Telling us our story is Max Tooney (Pruitt Taylor Vince), a trumpet player who was on board our vessel working with 1900 for a time. It is now several years after Max finally left the ship and 1900, but as Max, struggling through difficult times, is selling his trumpet, he learns that 1900 might be in trouble. We then move back and forth as Max alternately recounts the story of 1900, and attempts to save him.
Like all good fables, our point is to focus solely on one aspect of humanity (or maybe a few, because we also have the Max’ story in here), and by taking it to its furthest extremes and analyzing it fully, hopefully shed some light on humanity in general. 1900, the character, performs this feat almost magically, because he is uniquely situated so as to understand perhaps very little about life, but everything about himself. We find in him the perfect focus for a fable, because he is the antithesis, in this respect, of those around him, the normal people. Those who, like all of us, have to some extent or other mastered the ins and outs of ‘life’, but do not score very high on ‘who we are’ tests. Largely, of course, this is because 1900 is in some sense ‘simple’. He is not at all unintelligent, but he has so few experiences, and those he has are drawn from such a narrow list of possibilities, that he has a naivety that would be nearly impossible to come across elsewhere. Eventually, however, the distinction between whether he is able to know himself so well because he is ‘simple’, or ‘simple’ because he is able to know himself so well becomes fuzzy.
Along the way, we stand by as several key events in 1900's life play out. From a ‘duel’ with the legendary Jelly Roll Morton, to his first glimpse of a woman he falls in love with (sort of). We witness his never-ending supply of madcap ideas. From the innocuous, and by now expected, such as his divergences from whatever the band is actually supposed to be playing, to the decidedly odd and destructive, like playing a grand piano he’s set loose during a storm as it careens wildly around the ship’s ballroom. And, all the while we feast in the most wonderful of soundtracks by the masterful Ennio Morricone.

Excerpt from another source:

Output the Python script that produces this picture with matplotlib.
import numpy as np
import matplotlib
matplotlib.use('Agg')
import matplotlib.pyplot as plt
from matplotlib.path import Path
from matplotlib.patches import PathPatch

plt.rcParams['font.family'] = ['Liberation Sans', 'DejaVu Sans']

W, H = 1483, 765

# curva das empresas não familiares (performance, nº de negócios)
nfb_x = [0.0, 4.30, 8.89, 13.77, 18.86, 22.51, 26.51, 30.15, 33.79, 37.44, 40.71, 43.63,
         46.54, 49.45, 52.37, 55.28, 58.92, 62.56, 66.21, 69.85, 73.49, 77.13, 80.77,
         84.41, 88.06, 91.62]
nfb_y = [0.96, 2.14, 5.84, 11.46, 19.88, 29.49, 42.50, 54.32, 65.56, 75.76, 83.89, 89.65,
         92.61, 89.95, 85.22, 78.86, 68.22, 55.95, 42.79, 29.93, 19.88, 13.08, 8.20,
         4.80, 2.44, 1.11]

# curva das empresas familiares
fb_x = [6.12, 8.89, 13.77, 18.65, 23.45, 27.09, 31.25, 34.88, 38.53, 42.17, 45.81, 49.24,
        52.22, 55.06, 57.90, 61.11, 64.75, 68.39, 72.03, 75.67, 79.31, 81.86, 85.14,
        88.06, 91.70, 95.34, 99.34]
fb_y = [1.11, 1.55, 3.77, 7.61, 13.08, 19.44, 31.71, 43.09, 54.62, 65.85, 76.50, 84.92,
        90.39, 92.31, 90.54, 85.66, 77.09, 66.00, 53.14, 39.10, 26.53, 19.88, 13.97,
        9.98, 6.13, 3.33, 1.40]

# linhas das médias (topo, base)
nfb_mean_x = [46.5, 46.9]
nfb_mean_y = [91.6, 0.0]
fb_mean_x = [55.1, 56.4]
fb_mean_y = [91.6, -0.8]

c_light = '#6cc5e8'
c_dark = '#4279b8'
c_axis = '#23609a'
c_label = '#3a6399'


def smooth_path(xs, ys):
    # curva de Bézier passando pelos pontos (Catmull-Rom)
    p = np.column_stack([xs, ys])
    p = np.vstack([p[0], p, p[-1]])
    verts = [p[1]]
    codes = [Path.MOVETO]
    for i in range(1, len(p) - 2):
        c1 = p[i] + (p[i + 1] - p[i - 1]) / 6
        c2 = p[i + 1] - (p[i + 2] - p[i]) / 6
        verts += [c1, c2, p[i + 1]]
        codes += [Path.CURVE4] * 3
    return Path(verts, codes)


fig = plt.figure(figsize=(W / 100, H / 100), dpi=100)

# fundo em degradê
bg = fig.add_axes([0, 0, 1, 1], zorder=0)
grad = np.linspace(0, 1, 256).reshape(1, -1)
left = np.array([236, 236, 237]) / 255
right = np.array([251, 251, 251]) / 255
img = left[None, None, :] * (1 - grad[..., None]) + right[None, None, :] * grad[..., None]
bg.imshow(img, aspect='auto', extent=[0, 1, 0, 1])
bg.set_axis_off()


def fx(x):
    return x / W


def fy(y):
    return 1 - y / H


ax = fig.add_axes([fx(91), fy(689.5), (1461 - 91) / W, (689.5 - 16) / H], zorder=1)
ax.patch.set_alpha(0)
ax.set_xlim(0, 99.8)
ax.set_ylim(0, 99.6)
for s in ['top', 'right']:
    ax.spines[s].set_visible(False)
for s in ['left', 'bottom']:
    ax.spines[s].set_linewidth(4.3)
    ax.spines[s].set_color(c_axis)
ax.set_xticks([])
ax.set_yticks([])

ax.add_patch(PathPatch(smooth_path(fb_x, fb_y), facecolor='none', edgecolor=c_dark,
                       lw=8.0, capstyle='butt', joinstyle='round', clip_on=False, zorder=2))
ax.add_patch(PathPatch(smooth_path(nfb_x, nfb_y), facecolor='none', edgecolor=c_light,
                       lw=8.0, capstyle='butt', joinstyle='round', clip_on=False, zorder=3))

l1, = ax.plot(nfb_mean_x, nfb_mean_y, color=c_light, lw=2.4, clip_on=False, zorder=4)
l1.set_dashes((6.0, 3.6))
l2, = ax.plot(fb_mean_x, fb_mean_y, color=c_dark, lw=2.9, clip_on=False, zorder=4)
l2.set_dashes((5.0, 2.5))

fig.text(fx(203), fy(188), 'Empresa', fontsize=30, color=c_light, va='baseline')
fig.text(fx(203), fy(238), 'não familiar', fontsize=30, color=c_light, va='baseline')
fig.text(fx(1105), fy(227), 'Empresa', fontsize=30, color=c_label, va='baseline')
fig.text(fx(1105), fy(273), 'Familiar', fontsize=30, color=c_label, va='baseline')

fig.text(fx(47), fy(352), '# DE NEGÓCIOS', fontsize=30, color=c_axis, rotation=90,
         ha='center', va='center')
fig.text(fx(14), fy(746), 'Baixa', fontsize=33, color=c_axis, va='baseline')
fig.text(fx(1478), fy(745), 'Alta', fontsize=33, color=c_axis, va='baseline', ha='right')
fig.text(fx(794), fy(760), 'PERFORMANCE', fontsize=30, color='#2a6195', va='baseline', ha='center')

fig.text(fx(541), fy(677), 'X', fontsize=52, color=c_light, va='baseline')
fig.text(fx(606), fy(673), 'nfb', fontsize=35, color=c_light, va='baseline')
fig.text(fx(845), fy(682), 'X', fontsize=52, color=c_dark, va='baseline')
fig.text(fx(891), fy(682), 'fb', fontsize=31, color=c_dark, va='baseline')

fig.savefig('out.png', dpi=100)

We do get a few of the actual songs by Jelly Roll himself, as well as a sprinkling of Joplin and others, but the vast majority of everything we hear is Morricone’s original creations, though of course the soundtrack is much as might have been created during the era.
The one negative thought that I can put together with ‘The Legend of 1900' is that it is somehow a shame that Tim Roth is so young (comparatively). He is never going to be better than this. Very few people, in fact, are ever going to be better than this. He is 1900 to a degree that is somehow, nonsensical though this may seem, almost unacceptable. To a degree, that is, almost distracting enough to be a detriment to the film. The complexity of a smile, the volumes within perfectly delivered glances, the pregnant pauses that deliver his lines for him, are all exceptional. He moves, he speaks, he stands, he even wears his tuxedo, exactly as 1900 should. It becomes a serious danger that one might stop watching the movie altogether, and simply watch Roth. The rest of the acting is above-average, and by and large it is of just the right ‘bigger than life’ variety. Not so much bigger that it pulls the film too far away from reality, but big enough that the audience can’t mistake where things are heading.
Of course, wonderful as Roth is, too much credit cannot be given to Tornatore. If you know ‘Cinema Paradiso’, or any of his other films, you will not be surprised to hear me say that what lifts this movie to a status that demands compare to the film world’s most elite members is the atmosphere. What is easiest to notice, naturally, is Tornatore’s success at the ‘big areas’. That he has perfected the look and feel of a ride on a circa 1920s luxury cruise ship is hard to ignore. That he adds to that the hints and whispers he needs in order to create a fantasy version is even more impressive. But, what’s most impressive is not the ability to take us right into those sorts of scenes. Where things become truly impressive is in the perfection of the atmosphere of a small room aboard the ship where 1900 gives an intimate ‘show’ for the less than wealthy immigrants coming to America. Or, the delivery of the immigrants’ sleeping arrangements. Or, the boiler room of the ship. Putting a boiler room of a ship on film, of course, isn’t the sort of thing that is going to impress anyone, but a fantasy boiler room is something else entirely.
The film itself is much like the character. More complex by, in most ways, being less so. Giving us more, by giving us less. Existing as something more and ‘better’ than ‘normal’, even in some sense more normal than normal, simply by the inability to be normal. At the end of the story, 1900 wants to know ‘where it ends’. He asks Max, perhaps hoping for an answer, perhaps knowing with certainty that there isn’t one to given, simply to tell him ‘where it ends’, and that will solve everything. A fitting question for today’s sort of fable, and a fitting problem that will perhaps lay low our hero. “Where does it end?” is perhaps the question that ought to be foremost in everyone’s mind, in absolutely every situation. Still more important is the vision of the consequence of not being able to start without an acceptable answer to the question. “Where does it all start?” is a question of much cliched advice and discussion of the ‘with that one first step’ variety, but “Where does it end?” remains untouched, because we are everyone of us paralyzed by the notion in general. ‘The Legend of 1900' takes us on a voyage of exploration which hopes to deliver some sort of insight into this question, and how it enmeshes itself so completely within the persona of 1900, and obviously within ourselves as well. 1900 is unable even to wrap his mind around the answer that we all know so well (though we shy away from it in every possible way), because he is able to point directly at the end of everything in his world. The answer that 1900 cannot begin to fathom, and that Max cannot bring himself to say however obvious it may be, because somehow 1900 is a little ‘better’, a little more human, not because he cannot get the answer, but because he isn't able even to understand the question. It ends nowhere.